Currently still in pilot phase, the 24-hour micro-financing scheme is expected to enter full operational deployment within the next two to three months. Minister Sim framed the acceleration as essential infrastructure for Malaysia's entrepreneurial ecosystem, noting that micro-enterprises cannot afford extended waiting periods when competing for time-sensitive business opportunities. For vendors, traders, and cottage manufacturers, the difference between same-day and week-long financing approval can determine whether they can fulfil urgent orders or participate in seasonal market opportunities.
The financial footprint of TEKUN Nasional's existing operations demonstrates both the scale and the growth potential of this intervention. As of May 31, the institution had approved RM92 million in financing benefiting over 4,300 entrepreneurs specifically in Melaka state. Scaling nationally, TEKUN Nasional had dispensed RM5 billion in total financing to more than 180,000 enterprises by the same date, indicating the institution has become a primary source of capital for Malaysia's broader MSME segment. These figures reflect Malaysia's structural dependency on small business activity to generate employment and economic dynamism, particularly in regional economies like Melaka where large corporate headquarters are comparatively sparse.
The micro-financing acceleration strategy addresses a persistent friction point in Malaysia's entrepreneurial development pathway. Many small business operators lack the collateral, financial documentation, and credit histories that conventional banks demand, leaving government-backed schemes as their primary recourse for growth capital. However, the perceived slowness of government financing has historically driven micro-entrepreneurs toward informal lending networks, including predatory moneylenders charging extortionate interest rates. By compressing approval timelines to a single business day, TEKUN Nasional removes a competitive disadvantage relative to illegal lending operations that pride themselves on instantaneous cash access.

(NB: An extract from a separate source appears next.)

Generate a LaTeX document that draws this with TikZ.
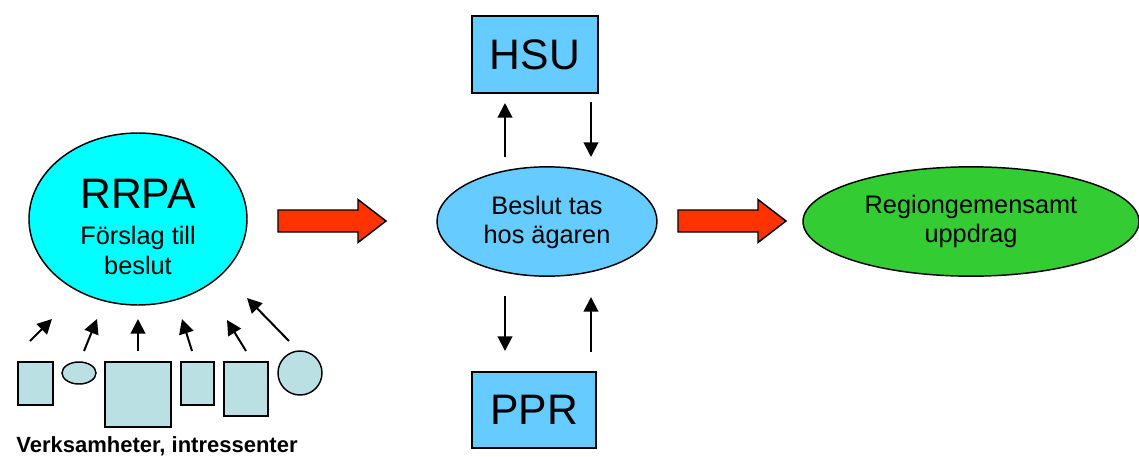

The initiative also reflects evolving policy understanding around the relationship between capital access and entrepreneurial survival. Research across Southeast Asia consistently demonstrates that timely infusions of working capital during growth phases or seasonal cash crunches prevent otherwise viable businesses from collapsing. For Malaysia's estimated 2 million registered and informal small enterprises, access to rapid financing at reasonable cost represents the difference between business expansion and business failure. The 24-hour approval model, if successfully implemented, could become a template for other regional governments struggling with MSME financing bottlenecks.
Implementation challenges remain substantial despite the ministry's optimistic timeline. Processing applications in 24 hours requires not merely digital infrastructure but also algorithmic risk assessment capable of evaluating creditworthiness without extensive documentation, staff training to handle compressed approval workflows, and coordination between TEKUN Nasional and partner financial institutions that may have their own approval protocols. The pilot phase will likely reveal operational constraints that push the full-scale launch beyond the projected two-to-three-month window, though preliminary data from the pilot will inform whether the target is genuinely achievable across diverse applicant profiles and geographies.
The Karnival Hebatkan Perniagaan Malaysia (HPM) carnival in Melaka, where Minister Sim made the announcement, served as a broader showcase for the ministry's entrepreneurial support infrastructure. The three-day event gathered government officials, cooperative leaders, and business development specialists to promote government financing schemes and training programmes to prospective entrepreneurs. The setting underscored how TEKUN Nasional exists within a broader ecosystem of ministry interventions designed to cultivate entrepreneurship and self-employment as vehicles for economic inclusivity and poverty reduction.
For Malaysian MSMEs operating in competitive sectors where rapid capital deployment can unlock market share gains, the 24-hour financing proposal carries significant strategic implications. E-commerce vendors needing inventory capital, food producers requiring equipment purchases, and manufacturing sub-contractors bidding for large orders can all benefit from financing decisions that arrive within business hours rather than business weeks. The scheme's success could also catalyse similar acceleration efforts across other government development finance institutions, progressively tightening capital access timelines across the broader MSME financing ecosystem.